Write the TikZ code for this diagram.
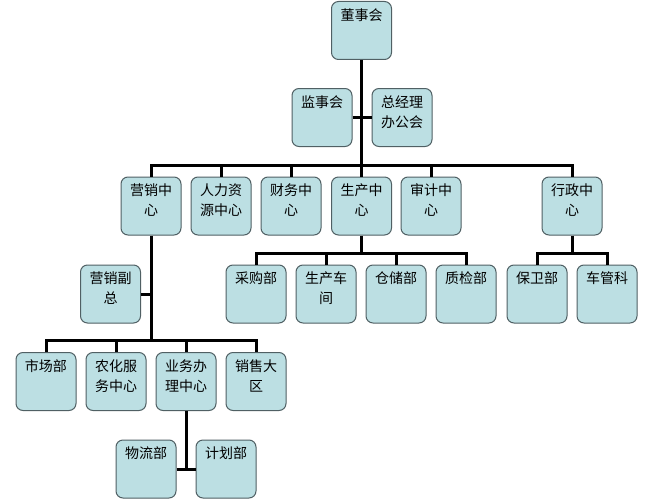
──────
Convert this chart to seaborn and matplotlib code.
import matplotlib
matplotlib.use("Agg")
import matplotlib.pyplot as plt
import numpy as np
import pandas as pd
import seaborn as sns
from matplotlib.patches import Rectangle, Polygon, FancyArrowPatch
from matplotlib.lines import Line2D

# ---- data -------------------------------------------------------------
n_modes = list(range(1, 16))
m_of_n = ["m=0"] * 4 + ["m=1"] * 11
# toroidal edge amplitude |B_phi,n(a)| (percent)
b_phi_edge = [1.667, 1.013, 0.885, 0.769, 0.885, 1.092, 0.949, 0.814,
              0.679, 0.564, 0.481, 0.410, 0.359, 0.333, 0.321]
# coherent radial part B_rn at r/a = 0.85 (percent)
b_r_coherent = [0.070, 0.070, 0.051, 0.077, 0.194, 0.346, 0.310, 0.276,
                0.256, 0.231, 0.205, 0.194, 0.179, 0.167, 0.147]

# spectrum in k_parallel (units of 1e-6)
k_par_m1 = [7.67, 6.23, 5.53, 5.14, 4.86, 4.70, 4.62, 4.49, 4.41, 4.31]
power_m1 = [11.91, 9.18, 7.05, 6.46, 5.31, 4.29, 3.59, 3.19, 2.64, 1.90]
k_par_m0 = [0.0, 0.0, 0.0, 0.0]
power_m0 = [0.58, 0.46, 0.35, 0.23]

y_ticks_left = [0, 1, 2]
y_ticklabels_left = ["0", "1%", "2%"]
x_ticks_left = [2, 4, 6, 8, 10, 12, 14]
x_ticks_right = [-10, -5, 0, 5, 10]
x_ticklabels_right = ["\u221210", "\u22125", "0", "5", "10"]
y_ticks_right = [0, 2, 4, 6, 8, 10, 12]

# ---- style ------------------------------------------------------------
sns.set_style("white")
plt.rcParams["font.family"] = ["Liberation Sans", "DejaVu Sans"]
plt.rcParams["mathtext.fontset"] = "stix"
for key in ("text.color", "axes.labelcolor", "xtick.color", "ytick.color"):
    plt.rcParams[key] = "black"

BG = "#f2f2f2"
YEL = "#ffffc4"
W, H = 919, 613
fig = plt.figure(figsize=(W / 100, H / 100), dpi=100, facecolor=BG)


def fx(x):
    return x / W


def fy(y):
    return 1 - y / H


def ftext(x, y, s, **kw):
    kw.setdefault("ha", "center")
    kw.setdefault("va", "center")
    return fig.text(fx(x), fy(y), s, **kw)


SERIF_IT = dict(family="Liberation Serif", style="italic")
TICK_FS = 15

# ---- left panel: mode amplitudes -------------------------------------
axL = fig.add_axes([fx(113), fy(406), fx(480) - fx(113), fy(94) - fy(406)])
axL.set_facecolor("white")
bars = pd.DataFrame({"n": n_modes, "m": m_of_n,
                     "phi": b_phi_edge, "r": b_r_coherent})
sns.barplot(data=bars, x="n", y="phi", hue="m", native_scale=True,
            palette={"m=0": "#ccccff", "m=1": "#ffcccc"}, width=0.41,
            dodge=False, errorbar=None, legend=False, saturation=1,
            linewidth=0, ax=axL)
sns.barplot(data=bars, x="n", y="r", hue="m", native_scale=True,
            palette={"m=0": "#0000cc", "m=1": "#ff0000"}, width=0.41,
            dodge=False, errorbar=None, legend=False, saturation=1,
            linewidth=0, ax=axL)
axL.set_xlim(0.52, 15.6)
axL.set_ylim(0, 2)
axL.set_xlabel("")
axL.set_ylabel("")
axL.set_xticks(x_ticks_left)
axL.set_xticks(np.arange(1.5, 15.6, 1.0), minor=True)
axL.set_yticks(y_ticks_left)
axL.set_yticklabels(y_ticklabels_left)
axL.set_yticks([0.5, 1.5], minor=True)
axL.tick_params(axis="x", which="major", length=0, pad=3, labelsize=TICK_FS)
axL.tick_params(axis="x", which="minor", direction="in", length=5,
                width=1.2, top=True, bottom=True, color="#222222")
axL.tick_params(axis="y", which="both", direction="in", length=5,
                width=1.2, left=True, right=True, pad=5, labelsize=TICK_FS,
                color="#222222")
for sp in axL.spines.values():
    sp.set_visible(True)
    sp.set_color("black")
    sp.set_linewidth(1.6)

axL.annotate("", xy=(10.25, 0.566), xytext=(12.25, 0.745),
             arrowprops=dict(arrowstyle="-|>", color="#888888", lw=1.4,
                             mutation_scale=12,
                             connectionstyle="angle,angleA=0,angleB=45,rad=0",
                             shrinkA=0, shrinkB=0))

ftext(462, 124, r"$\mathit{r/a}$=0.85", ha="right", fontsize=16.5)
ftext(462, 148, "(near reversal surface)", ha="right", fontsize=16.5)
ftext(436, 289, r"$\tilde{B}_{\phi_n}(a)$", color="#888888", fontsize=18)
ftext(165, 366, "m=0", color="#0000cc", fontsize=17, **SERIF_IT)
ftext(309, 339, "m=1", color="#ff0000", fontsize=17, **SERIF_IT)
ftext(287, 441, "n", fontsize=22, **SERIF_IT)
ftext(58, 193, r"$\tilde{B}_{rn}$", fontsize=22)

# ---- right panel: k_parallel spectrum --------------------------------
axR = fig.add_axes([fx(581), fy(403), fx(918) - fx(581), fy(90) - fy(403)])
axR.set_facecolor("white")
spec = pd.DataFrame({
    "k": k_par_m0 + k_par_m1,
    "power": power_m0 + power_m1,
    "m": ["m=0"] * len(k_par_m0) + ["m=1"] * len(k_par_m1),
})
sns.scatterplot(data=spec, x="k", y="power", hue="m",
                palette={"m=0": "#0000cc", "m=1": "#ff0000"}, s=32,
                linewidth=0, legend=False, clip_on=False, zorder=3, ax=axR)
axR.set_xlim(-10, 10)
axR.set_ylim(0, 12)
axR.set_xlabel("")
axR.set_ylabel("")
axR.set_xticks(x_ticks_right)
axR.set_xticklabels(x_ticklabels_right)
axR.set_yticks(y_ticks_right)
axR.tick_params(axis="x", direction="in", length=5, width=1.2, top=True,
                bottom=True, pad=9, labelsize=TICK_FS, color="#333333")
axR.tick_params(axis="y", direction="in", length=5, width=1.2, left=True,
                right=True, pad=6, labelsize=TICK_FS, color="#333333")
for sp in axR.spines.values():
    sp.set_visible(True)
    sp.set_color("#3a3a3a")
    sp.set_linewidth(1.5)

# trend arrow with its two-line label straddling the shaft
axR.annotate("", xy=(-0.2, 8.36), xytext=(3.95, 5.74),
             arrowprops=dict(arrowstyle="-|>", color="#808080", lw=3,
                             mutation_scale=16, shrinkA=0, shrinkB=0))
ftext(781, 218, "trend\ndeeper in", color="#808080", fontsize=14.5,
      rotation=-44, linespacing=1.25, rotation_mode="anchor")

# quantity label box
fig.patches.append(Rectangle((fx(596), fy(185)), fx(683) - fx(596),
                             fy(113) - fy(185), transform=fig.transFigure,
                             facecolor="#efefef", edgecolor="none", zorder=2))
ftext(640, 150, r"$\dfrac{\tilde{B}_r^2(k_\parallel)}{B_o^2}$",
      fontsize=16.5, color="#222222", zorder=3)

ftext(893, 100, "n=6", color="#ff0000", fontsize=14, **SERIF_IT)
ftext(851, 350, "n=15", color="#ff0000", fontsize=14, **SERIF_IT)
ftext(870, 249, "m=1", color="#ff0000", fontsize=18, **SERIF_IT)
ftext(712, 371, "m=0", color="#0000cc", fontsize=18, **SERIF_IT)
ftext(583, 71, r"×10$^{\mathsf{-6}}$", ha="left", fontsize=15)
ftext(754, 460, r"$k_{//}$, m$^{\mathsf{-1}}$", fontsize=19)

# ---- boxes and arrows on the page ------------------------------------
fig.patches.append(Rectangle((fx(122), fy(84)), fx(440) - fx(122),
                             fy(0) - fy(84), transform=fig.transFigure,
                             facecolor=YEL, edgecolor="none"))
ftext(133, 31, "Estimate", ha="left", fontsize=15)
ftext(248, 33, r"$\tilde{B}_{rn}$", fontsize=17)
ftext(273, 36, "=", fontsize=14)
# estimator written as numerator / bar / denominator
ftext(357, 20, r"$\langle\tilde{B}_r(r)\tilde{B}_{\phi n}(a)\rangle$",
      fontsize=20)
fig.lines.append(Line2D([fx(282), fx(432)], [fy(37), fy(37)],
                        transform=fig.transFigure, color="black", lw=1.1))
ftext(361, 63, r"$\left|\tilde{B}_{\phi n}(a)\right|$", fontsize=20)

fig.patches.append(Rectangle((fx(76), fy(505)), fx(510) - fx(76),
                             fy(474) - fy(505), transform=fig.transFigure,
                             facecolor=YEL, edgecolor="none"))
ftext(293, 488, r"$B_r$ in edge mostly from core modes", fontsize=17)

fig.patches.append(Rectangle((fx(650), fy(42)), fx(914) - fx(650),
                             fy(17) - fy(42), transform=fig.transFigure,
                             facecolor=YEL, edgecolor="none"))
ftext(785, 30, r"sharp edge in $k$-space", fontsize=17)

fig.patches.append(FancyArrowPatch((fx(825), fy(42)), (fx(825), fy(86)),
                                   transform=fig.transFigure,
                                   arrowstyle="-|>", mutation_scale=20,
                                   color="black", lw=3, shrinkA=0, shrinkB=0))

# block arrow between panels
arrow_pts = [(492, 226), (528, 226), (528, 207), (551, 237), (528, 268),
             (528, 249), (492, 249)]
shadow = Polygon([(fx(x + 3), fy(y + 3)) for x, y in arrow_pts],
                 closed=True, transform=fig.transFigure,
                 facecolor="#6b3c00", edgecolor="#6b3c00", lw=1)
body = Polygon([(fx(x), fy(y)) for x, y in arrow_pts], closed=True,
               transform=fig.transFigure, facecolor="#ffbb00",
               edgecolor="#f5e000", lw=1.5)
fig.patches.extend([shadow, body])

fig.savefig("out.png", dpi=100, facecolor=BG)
──────
Exercise brief >> In the listing above, locate the line containing "Convert this chart" and the line containing "from matplotlib.lines import Line2D". Extract those two lines and every line between them, exactly as written, and only those.

Answer >>
Convert this chart to seaborn and matplotlib code.
import matplotlib
matplotlib.use("Agg")
import matplotlib.pyplot as plt
import numpy as np
import pandas as pd
import seaborn as sns
from matplotlib.patches import Rectangle, Polygon, FancyArrowPatch
from matplotlib.lines import Line2D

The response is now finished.